Судя по тому, как она вела себя с мальчиком, это была его мать. Заметив, что мы смотрим, как он крутится на полу, американка объяснила:
– Увидел, как на набережной танцуют брейк, это на него произвело такое сильное впечатлении, что теперь не может остановиться. – И опять ободряюще обратилась к мальчику: – Отлично!
– Наверное, вышла замуж за кого-то из местных, – предположили мы.
И опять ошиблись. Когда американка, подхватив малыша, ушла из бара, дружески распростившись со всеми его работниками – по всему было видно, что ее тут хорошо знают, – Ирина спросила девушку-официантку.

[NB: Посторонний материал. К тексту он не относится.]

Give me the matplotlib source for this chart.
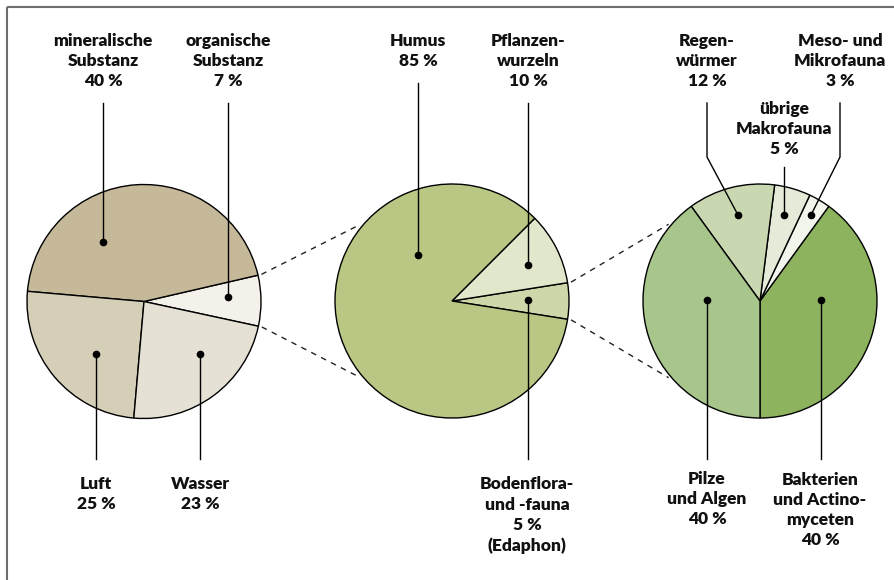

– Нет, – ответила та. – Она усыновила ребенка. А вы знаете, что актеры Анжелина Джоли и Брэд Пит тоже усыновили ребенка из Камбоджи? Да! Процедура очень упрощена, чтобы дети могли получить образование. Многие сюда приезжают только для того, чтобы усыновить детей.
Неудивительно. Камбоджийские дети – особенные. Я вполне могла понять и актрису Анжелину Джоли и американку в черной маечке…
Женщина что-то уловила по моему выражению лица, сделала еще один шаг вперед и подтолкнула мальчика.
И тут я представила не только то, как он будет бегать по комнатам, крутить брейк, играть… а как пойдет в школу, с чем он столкнется, когда обнаружится разница в цвете глаз и цвете кожи, что ему придется пережить, когда он повзрослеет и будет сам ходить на занятия музыкой или в спортзал, когда на вечерних заснеженных улицах Москвы дорогу ему преградят бритые парни…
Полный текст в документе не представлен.